Develop self- consciousness
Become aware of what you are telling your students. Gillian explains " You are embodying what you believe and whether or not you think so, you are in a way telling students what to believe." This is why it is important to become clear on what you stand for and how you present it to students. The role of teacher is comes with a great responsibility to empower students and facilitate space for self-enquiry.
Invite others to explore your point of enquiry
Rather than using your beliefs as a statement of fact, allow there to be a productive uncertainty in what you propose. Allow questions, explore other perspectives and open your mind to other ways of seeing a given situation or practice. Just as you invite your students to explore an idea, continue to explore yourself as you refine what it is you are asking. See your practice as unending experiment, offering a way to experience the world with increased awareness.
Own and be clear on what it is you stand for
What you stand for may change over time. As you become more clear on what it is you stand for, make sure you maintain an openness to include space for other ways of doing things and other perspectives.

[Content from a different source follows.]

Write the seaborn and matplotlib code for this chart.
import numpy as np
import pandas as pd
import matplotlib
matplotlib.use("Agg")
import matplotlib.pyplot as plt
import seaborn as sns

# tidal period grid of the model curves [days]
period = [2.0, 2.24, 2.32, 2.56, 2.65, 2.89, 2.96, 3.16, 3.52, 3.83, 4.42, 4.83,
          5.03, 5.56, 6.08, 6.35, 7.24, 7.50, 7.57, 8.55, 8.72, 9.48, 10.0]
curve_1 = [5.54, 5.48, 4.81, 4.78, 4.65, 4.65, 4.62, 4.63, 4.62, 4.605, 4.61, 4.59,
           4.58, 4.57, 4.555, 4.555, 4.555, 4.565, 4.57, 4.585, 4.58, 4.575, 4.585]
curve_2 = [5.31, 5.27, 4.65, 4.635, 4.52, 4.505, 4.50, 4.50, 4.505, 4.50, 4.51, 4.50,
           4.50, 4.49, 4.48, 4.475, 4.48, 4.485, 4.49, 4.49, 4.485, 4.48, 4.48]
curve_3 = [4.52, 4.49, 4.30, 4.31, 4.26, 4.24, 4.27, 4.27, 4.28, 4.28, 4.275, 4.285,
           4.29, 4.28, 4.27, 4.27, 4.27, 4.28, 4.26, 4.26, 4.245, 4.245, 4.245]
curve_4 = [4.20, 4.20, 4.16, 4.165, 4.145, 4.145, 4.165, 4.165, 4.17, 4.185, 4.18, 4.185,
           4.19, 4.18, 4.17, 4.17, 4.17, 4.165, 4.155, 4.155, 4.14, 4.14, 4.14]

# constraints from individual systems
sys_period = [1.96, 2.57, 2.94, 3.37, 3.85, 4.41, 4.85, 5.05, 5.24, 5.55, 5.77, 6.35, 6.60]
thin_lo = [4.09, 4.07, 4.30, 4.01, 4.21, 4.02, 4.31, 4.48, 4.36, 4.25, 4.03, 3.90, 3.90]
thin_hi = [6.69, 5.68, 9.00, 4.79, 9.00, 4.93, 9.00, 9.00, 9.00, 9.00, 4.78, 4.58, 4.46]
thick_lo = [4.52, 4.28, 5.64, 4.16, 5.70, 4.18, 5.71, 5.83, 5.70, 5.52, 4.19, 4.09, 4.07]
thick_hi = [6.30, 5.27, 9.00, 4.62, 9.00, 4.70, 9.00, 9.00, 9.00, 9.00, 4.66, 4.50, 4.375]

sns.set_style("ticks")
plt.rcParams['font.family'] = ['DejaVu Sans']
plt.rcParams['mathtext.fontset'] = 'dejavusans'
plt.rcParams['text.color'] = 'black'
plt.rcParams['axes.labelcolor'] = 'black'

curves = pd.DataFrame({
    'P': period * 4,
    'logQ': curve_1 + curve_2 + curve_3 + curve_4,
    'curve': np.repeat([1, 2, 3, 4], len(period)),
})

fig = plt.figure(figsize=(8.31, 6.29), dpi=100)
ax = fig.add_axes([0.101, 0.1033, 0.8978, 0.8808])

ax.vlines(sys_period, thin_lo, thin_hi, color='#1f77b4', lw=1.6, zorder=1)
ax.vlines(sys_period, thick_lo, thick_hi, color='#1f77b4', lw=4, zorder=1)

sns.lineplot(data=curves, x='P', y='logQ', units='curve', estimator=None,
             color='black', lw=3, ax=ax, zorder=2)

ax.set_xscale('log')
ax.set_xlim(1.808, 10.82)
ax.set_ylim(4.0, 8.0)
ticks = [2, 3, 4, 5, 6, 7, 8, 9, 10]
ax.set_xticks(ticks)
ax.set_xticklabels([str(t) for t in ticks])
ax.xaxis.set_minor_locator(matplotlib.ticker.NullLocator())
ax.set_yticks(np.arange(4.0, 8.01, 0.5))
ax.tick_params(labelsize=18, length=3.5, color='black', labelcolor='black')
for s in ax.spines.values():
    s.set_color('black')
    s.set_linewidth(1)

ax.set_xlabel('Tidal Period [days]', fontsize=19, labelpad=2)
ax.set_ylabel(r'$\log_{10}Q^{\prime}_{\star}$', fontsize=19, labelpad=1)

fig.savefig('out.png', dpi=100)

It is often when we open up to other ways of seeing things that we become more clear on what it is we believe.
What 'world' are you creating in your classes?
As Gillian explains, humans are the outcome of regularly occuring situations, meaning that when we surround ourselves with like-minded people, we become a community of people who believe the same things as 'normal.' Yet if we look at the elements of a 'usual' yoga setting, when we unroll our mats, we are unrolling an entire world. What are the things taken for granted in this world? Who is being excluded from this world? Do our classes represent different bodies, classes and races? Become more aware of the world you build on and off the mat. Does it represent what you stand for?
I don't have the answers. But I am grateful to Gillian for offering these questions as we make our way as yoga teachers in this world.